Although Mehackit essentially delivers the instructors and materials to each school with whom they partner (and they map and track exactly where they are in reaching out to all schools across Finland), Startup High School offers virtual courses that they lead and administer themselves and that students in a number of different high schools can take as one of their 25 elective courses. In both cases, Mehackit and Startup High School are offering new topics and approaches as part of modules or “plug-ins” that not only fit within current course demands and expectations in Finland, but can also be offered as a conventional course in many other education systems.

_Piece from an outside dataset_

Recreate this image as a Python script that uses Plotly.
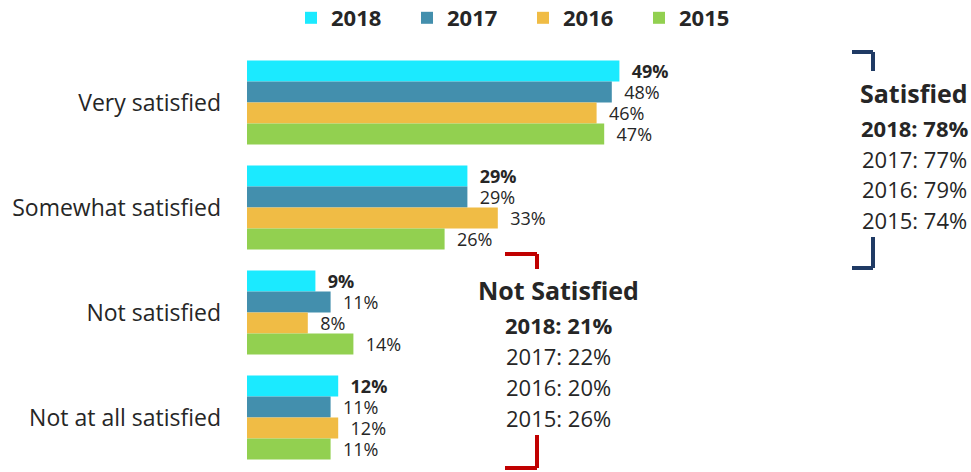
import plotly.graph_objects as go

categories = ["Very satisfied", "Somewhat satisfied", "Not satisfied", "Not at all satisfied"]
years = ["2018", "2017", "2016", "2015"]
values_2018 = [49, 29, 9, 12]
values_2017 = [48, 29, 11, 11]
values_2016 = [46, 33, 8, 12]
values_2015 = [47, 26, 14, 11]
series = [values_2018, values_2017, values_2016, values_2015]
colors = ["#1BEAFF", "#438FAD", "#F0BC45", "#92D050"]

satisfied_totals = [78, 77, 79, 74]
not_satisfied_totals = [21, 22, 20, 26]

FONT = "Open Sans"
TXT = "#262626"

W, H = 971, 472
L, R, T, B = 247, 969, 50, 470
XMAX = 95


def px(x):
    return (x - L) / (R - L)


def py(y):
    return (B - y) / (B - T)


fig = go.Figure()
for yr, vals, col in zip(years, series, colors):
    fig.add_trace(go.Bar(
        y=categories, x=vals, name=yr, orientation="h",
        marker=dict(color=col, line=dict(width=0)),
        text=["\u00a0\u00a0" + f"{v}%" for v in vals],
        textposition="outside",
        constraintext="none",
        textfont=dict(family=FONT, size=18, color=TXT,
                      weight="bold" if yr == "2018" else "normal"),
        cliponaxis=False,
        hoverinfo="skip",
    ))

annotations = []
shapes = []


def block(title, totals, cx, ys, color, bracket):
    annotations.append(dict(text=title, x=px(cx), y=py(ys[0]), xref="paper", yref="paper",
                            showarrow=False, xanchor="center", yanchor="middle",
                            font=dict(family=FONT, size=25, color=TXT, weight="bold")))
    for i, (yr, v) in enumerate(zip(years, totals)):
        annotations.append(dict(text=f"{yr}: {v}%", x=px(cx), y=py(ys[i + 1]),
                                xref="paper", yref="paper", showarrow=False,
                                xanchor="center", yanchor="middle",
                                font=dict(family=FONT, size=22, color=TXT,
                                          weight="bold" if i == 0 else "normal")))
    x0, x1, ytop, ytop2, ybot1, ybot = bracket
    for (a, b, c, d) in [(x0, ytop, x1, ytop), (x1, ytop, x1, ytop2),
                         (x1, ybot1, x1, ybot), (x1, ybot, x0, ybot)]:
        shapes.append(dict(type="line", xref="paper", yref="paper",
                           x0=px(a), y0=py(b), x1=px(c), y1=py(d),
                           line=dict(color=color, width=4)))


block("Satisfied", satisfied_totals, 914, [93, 128, 159, 189, 220], "#1F3A64",
      (852, 873, 52, 71, 237, 268))
block("Not Satisfied", not_satisfied_totals, 558, [290, 325, 356, 387, 418], "#C00000",
      (505, 537, 254, 269, 435, 468))

fig.update_layout(
    width=W, height=H,
    margin=dict(l=L, r=W - R, t=T, b=H - B, pad=0, autoexpand=False),
    paper_bgcolor="white", plot_bgcolor="white",
    barmode="group", bargap=0.2, bargroupgap=0,
    font=dict(family=FONT, color=TXT),
    showlegend=True,
    legend=dict(orientation="h", x=px(523), xanchor="center", y=py(18), yanchor="middle",
                font=dict(family=FONT, size=22, color=TXT, weight="bold"),
                entrywidth=71, entrywidthmode="pixels", itemclick=False),
    xaxis=dict(range=[0, XMAX], visible=False, fixedrange=True),
    yaxis=dict(type="category", categoryarray=categories, categoryorder="array",
               autorange="reversed", showgrid=False, zeroline=False, showline=False,
               ticks="", ticklabelstandoff=25,
               tickfont=dict(family=FONT, size=23, color=TXT), fixedrange=True),
    annotations=annotations, shapes=shapes,
)

fig.write_html("out.html", config={"displayModeBar": False},
               post_script="document.body.style.margin='0';document.body.style.padding='0';")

Opportunities and challenges

            The new ideas and approaches endorsed by policymakers and highlighted by HundrED demonstrate how Finland’s national curriculum framework can support and encourage those who want to change their approach to teaching and learning. But the autonomy that teachers and schools in Finland enjoy also means that many can choose not to change their practice quickly or deeply.  As Rautiainen puts it, the framework and policy initiatives can “nudge” the system, but by no means guarantees that changes will be made.  For example, while some reports indicate that over 90% of Finnish municipalities are participating in the “on the move” initiatives, concerns remain about exactly how it has been implemented and how it is playing out for all students.

Those I talked to acknowledged that there are number of factors that might encourage and reinforce those who choose to use their autonomy to maintain more conventional classroom and school practices.  For one thing, while the new curriculum framework adds expectations for students to engage in interdisciplinary projects, little, if anything, has been left out of the “old” curriculum.  Like Singapore’s effort to create ‘white space” in the curriculum, the changes in the national curriculum framework in Finland try to squeeze more into the conventional curriculum and school day.

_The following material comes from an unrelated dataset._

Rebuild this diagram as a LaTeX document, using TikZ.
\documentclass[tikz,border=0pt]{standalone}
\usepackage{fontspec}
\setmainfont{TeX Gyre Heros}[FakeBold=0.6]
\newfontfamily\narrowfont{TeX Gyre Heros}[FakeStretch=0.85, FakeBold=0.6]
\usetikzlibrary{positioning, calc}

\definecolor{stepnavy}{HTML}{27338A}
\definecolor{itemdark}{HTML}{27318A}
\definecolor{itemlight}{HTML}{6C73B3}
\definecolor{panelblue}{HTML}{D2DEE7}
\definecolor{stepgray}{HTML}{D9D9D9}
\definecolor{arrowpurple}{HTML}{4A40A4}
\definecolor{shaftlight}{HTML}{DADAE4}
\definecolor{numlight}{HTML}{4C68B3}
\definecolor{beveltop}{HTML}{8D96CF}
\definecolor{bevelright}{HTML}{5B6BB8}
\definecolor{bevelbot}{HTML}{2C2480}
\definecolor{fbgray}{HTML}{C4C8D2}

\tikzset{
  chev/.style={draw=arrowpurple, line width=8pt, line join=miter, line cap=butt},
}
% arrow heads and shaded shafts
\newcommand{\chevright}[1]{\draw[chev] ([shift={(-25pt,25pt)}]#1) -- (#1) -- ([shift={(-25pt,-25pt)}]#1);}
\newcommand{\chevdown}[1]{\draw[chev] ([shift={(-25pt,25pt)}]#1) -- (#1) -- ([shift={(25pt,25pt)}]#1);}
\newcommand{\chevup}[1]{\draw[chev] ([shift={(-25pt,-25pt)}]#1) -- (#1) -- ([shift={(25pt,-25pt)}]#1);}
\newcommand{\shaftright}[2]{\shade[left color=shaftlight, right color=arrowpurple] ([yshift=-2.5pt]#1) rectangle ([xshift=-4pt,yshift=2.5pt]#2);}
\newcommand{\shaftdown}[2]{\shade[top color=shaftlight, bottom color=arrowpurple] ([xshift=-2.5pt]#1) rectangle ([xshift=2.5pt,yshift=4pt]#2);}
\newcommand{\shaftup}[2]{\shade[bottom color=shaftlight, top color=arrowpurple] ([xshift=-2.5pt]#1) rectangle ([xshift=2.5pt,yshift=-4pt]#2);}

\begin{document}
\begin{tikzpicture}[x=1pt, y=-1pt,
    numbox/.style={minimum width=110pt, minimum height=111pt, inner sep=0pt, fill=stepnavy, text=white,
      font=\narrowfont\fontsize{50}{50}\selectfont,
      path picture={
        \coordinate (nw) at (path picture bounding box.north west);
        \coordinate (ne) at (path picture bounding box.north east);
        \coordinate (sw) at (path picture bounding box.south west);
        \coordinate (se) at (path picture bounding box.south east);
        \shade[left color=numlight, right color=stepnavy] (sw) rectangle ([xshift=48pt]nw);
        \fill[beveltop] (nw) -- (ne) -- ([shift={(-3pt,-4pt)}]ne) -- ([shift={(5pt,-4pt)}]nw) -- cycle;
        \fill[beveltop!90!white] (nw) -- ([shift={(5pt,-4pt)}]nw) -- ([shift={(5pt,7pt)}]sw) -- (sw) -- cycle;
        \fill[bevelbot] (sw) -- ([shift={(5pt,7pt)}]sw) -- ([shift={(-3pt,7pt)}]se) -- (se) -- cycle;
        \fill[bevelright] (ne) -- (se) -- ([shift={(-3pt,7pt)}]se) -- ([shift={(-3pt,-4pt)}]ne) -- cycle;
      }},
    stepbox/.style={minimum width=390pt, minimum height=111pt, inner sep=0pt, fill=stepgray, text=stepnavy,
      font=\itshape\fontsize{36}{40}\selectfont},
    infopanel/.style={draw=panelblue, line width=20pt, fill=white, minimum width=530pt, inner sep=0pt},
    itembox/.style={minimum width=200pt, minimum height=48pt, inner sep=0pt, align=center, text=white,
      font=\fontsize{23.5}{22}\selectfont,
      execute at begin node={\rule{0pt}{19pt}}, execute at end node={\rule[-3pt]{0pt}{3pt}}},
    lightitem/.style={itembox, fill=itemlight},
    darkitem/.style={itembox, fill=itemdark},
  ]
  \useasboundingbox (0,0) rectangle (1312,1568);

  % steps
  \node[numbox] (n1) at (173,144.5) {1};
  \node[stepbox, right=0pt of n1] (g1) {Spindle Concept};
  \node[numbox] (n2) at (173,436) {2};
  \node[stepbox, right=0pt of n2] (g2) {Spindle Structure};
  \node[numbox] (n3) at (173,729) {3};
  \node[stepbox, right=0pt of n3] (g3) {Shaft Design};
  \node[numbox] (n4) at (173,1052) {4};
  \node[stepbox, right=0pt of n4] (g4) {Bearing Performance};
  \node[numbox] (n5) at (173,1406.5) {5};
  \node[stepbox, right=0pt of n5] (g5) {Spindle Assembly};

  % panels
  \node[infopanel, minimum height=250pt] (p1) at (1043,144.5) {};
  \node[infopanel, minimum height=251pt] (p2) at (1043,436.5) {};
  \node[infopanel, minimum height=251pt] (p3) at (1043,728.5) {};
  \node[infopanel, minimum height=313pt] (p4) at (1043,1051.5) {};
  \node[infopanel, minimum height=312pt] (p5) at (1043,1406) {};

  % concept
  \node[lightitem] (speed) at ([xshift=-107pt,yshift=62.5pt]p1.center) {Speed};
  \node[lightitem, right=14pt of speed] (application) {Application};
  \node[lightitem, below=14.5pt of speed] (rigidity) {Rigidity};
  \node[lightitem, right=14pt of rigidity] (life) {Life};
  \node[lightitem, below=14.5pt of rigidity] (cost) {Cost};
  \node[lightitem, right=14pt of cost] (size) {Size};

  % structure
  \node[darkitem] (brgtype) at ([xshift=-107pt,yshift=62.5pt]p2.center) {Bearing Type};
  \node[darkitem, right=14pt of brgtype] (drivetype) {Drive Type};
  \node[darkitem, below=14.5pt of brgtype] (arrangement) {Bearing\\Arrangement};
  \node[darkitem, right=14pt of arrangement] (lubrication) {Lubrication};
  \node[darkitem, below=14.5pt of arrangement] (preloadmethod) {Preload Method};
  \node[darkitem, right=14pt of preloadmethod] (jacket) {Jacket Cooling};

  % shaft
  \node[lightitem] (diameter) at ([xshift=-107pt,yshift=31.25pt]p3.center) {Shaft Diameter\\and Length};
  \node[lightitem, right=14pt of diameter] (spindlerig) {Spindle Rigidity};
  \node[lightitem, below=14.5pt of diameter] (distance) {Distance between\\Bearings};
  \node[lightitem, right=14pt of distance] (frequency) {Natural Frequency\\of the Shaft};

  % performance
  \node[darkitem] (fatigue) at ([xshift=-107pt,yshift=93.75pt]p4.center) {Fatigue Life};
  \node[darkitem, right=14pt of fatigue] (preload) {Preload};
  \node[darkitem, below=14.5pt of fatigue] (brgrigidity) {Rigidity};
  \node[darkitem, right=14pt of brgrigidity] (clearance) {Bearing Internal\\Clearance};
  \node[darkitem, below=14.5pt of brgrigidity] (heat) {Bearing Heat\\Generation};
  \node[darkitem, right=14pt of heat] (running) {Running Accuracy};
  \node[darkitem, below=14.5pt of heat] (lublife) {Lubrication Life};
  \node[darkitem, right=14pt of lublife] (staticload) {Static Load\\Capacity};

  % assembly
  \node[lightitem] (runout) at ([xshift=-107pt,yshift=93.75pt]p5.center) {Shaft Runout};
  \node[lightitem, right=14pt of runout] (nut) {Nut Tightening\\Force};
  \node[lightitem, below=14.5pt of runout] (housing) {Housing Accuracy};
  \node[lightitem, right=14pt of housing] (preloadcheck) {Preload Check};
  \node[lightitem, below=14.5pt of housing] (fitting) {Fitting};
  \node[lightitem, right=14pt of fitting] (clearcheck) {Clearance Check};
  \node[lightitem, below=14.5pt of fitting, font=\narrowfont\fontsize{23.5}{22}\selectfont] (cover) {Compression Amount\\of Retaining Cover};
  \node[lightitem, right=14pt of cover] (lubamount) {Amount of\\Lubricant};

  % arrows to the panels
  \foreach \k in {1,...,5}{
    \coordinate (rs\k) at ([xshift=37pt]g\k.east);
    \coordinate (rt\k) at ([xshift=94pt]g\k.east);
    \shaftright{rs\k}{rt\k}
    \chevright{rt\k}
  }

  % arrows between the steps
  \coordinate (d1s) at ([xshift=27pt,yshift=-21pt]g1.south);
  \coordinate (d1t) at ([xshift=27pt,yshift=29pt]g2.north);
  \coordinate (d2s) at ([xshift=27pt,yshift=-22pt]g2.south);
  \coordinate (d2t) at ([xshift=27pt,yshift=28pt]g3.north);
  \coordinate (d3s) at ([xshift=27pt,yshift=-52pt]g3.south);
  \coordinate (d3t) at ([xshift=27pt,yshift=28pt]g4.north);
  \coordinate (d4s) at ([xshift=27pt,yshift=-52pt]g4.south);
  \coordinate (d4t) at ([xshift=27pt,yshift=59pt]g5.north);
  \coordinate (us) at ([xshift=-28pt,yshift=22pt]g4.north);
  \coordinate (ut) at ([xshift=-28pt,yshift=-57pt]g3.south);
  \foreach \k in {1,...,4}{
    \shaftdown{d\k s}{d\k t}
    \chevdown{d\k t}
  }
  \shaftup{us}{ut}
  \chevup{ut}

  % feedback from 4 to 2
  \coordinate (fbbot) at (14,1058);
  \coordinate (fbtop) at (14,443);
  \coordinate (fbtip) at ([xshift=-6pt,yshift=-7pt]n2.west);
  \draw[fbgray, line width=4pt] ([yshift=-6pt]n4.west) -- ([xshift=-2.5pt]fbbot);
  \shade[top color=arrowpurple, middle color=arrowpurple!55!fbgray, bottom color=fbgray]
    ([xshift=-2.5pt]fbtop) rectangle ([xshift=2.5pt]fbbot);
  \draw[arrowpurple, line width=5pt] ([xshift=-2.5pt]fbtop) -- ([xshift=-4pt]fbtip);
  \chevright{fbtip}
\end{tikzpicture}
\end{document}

But at the same time that some elements of the framework change, many elements of the system remain the same and reinforce conventional practice.  Even without high-stakes annual testing like that in the US, the high-stakes exit exams at the end of high school help to align the whole system, but they also serve as constraints reinforcing the traditional divisions between subjects. Conventional textbooks provide similar constraints. As Antti Rajala, a former teacher and currently a researcher at the University of Helsinki noted, even as they benefit from high-quality textbooks, teachers who are trying to innovate sometimes see “the textbook as an enemy.” As a consequence, as Peura explained, one of the first steps he and others make to change their teaching is to go beyond the textbook.

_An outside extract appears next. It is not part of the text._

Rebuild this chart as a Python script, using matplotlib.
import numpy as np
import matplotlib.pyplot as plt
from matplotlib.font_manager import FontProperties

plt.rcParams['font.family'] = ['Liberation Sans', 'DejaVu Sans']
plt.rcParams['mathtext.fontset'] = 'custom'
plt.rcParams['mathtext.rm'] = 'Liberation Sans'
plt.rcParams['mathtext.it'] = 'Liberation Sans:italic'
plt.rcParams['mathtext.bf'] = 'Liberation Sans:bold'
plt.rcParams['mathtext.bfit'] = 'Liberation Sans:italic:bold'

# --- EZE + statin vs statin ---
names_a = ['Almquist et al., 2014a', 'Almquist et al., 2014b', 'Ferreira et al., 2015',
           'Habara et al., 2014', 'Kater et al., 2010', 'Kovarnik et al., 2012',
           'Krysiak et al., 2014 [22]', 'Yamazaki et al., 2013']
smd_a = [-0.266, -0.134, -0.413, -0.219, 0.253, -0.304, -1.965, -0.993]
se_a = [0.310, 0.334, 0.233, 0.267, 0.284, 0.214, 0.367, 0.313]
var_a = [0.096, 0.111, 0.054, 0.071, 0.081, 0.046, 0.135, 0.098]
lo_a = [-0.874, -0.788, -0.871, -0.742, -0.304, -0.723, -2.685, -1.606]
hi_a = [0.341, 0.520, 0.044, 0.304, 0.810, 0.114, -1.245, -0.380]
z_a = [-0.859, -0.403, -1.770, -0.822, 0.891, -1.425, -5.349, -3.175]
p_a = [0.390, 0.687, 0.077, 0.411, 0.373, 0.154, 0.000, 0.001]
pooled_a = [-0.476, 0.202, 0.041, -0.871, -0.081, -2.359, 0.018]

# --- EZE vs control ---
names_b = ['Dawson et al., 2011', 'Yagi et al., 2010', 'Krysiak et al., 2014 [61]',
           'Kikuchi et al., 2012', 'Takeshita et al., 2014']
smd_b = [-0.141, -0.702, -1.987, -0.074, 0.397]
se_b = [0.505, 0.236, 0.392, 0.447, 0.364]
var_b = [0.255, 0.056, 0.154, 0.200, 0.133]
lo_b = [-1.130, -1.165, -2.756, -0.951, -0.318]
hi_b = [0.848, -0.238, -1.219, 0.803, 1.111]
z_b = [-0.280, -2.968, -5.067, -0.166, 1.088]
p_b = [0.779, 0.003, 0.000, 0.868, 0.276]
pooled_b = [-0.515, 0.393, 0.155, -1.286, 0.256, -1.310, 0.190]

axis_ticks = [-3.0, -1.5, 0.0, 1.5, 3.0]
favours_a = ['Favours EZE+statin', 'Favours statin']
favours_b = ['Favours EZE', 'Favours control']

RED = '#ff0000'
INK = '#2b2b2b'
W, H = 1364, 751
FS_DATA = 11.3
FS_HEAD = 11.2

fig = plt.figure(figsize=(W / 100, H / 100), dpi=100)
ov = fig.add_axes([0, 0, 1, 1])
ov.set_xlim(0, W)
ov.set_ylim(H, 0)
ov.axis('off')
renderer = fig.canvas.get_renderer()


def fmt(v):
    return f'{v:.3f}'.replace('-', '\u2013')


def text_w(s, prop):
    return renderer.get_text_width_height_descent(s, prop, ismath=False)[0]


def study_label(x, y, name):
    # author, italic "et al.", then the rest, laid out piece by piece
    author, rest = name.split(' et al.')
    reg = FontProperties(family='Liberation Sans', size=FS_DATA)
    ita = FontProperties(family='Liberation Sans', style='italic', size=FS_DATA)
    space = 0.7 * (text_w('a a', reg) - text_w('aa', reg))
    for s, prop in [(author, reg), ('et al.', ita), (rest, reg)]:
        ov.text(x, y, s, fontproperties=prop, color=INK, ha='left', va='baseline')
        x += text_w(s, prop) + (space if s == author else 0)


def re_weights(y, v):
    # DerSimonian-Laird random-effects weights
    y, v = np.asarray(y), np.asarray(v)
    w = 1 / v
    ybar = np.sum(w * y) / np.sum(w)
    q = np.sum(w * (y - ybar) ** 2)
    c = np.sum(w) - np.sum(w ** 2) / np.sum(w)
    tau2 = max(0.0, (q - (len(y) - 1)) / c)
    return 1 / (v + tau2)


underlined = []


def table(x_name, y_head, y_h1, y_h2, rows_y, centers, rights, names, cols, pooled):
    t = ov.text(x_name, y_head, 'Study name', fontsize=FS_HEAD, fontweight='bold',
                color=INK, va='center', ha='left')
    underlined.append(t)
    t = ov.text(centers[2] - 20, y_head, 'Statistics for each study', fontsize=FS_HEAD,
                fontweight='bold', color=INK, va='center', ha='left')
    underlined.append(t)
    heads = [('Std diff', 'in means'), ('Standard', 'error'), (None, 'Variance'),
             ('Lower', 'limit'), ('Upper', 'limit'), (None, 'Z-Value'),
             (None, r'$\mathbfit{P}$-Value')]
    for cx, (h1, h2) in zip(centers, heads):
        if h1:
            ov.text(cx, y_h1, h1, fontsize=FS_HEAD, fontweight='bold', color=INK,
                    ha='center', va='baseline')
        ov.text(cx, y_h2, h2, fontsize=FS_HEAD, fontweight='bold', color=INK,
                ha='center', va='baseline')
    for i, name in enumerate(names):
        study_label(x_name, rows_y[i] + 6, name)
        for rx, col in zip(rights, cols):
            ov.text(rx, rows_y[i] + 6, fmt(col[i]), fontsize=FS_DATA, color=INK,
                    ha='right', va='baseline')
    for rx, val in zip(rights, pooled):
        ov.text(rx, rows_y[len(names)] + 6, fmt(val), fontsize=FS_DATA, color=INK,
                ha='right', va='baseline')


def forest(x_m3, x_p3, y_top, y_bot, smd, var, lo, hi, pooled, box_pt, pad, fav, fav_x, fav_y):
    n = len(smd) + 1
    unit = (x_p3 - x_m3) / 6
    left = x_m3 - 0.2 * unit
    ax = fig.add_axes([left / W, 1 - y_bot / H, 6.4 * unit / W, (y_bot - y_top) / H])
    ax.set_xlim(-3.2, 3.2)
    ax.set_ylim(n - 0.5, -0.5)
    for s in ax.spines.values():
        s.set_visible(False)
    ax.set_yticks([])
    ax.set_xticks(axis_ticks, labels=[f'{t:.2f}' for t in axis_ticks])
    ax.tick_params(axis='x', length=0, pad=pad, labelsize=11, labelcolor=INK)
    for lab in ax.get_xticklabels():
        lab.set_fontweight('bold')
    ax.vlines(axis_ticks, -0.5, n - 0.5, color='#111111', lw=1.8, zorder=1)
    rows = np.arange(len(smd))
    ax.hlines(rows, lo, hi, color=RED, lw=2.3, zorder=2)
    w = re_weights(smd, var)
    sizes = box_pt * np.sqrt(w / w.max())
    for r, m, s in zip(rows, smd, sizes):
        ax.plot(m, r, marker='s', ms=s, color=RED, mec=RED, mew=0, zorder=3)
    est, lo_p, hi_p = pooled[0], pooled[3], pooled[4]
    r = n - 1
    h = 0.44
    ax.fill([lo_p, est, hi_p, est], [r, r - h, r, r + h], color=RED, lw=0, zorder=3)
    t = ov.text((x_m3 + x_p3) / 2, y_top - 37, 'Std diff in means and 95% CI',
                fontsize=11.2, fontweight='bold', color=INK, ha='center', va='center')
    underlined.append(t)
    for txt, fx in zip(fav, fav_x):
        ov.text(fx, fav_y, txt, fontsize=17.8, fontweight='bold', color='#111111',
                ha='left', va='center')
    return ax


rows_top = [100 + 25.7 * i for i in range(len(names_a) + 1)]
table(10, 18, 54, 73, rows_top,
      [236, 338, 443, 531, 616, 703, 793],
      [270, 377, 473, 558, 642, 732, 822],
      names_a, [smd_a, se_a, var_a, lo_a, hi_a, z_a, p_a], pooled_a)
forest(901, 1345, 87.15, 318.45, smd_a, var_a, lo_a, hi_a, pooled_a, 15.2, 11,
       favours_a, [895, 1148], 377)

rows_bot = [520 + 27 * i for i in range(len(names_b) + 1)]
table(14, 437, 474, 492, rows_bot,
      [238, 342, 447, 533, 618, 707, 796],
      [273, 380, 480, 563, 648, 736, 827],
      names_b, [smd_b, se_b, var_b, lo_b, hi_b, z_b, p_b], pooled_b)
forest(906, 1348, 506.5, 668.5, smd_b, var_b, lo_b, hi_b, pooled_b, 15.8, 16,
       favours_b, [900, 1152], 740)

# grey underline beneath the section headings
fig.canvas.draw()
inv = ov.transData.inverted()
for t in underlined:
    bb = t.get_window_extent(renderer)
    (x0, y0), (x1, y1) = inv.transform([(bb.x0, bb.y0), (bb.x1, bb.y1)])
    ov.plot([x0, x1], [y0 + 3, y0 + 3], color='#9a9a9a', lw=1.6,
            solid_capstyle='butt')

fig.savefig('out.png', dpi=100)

Along with the autonomy of teachers comes a highly independent teaching force.  Teachers can choose their own professional development plans, and, in many cases, can choose to pursue their work on their own, rather than in collaboration with their colleagues. Peura reported that on one small survey he asked teachers why they don’t share their work more often, and their overwhelming response was that “colleagues” were the biggest obstacle. Peura sees the concerns that Finnish teachers have about changing as understandable, but notes that it means that when one or two teachers do try to make their work public or share it more widely, peers often object.

Perhaps most problematic, this commitment to autonomy runs smack up against Finland’s deep commitment to equity: if early adopters take off with the interdisciplinary projects but others do not, learning experiences across Finland are likely to become less and less comparable. In fact, those I spoke to were less concerned about overall decreases in average test schools and much more concerned that the PISA results and the results of the national monitoring tests are showing that student outcomes are more differentiated and less equitable than they have been in the past.  Illustrating the inherent tension between the autonomy of teachers and the rights of students, Rajala told me that in one of the schools where he is working the principal had to deal with the fact that several of the teachers did not want to incorporate an emphasis on digital skills into their teaching.  In order to respect their autonomy while still ensuring that all the students got the same digital learning experiences as their peers, the principal had to figure out a way to schedule students so that they all got a chance to work with those teachers who were actively working to incorporate digital skills into their classrooms.

Given all of these factors, in a system largely considered to be “working,” with few incentives to change, it should be no surprise that many both inside and outside the education system see maintaining the status quo as a sensible way to operate. That’s why from Tuominen’s perspective, the key issue is to find those innovations that are working – where there is both a clear and widespread need and where the knowledge, skills, and resources to make the necessary changes are also already available.  He cites as examples “the gaming room”, which, essentially provides the plans and materials so that schools can quickly and easily create a place where students can access the most effective educational games and use them during recess and other points during the school day. Similarly, the “house of learning” provides a set of stand-alone tools that help students to plan, track and assess their own learning, without requiring extensive training.  Tuominen does not expect all the “innovations” that HundrED identifies in Finland or globally to take off, but he believes that initiatives like HundrED can help to highlight and spread those that are gaining traction.  In the meantime, however, since the Finnish system is designed to “steer” not to penalize, there will be no grading, sanctions, or public humiliation. But changing the education system will continue to be a subject of public discussion in Finland, particularly when the next curriculum renewal takes place.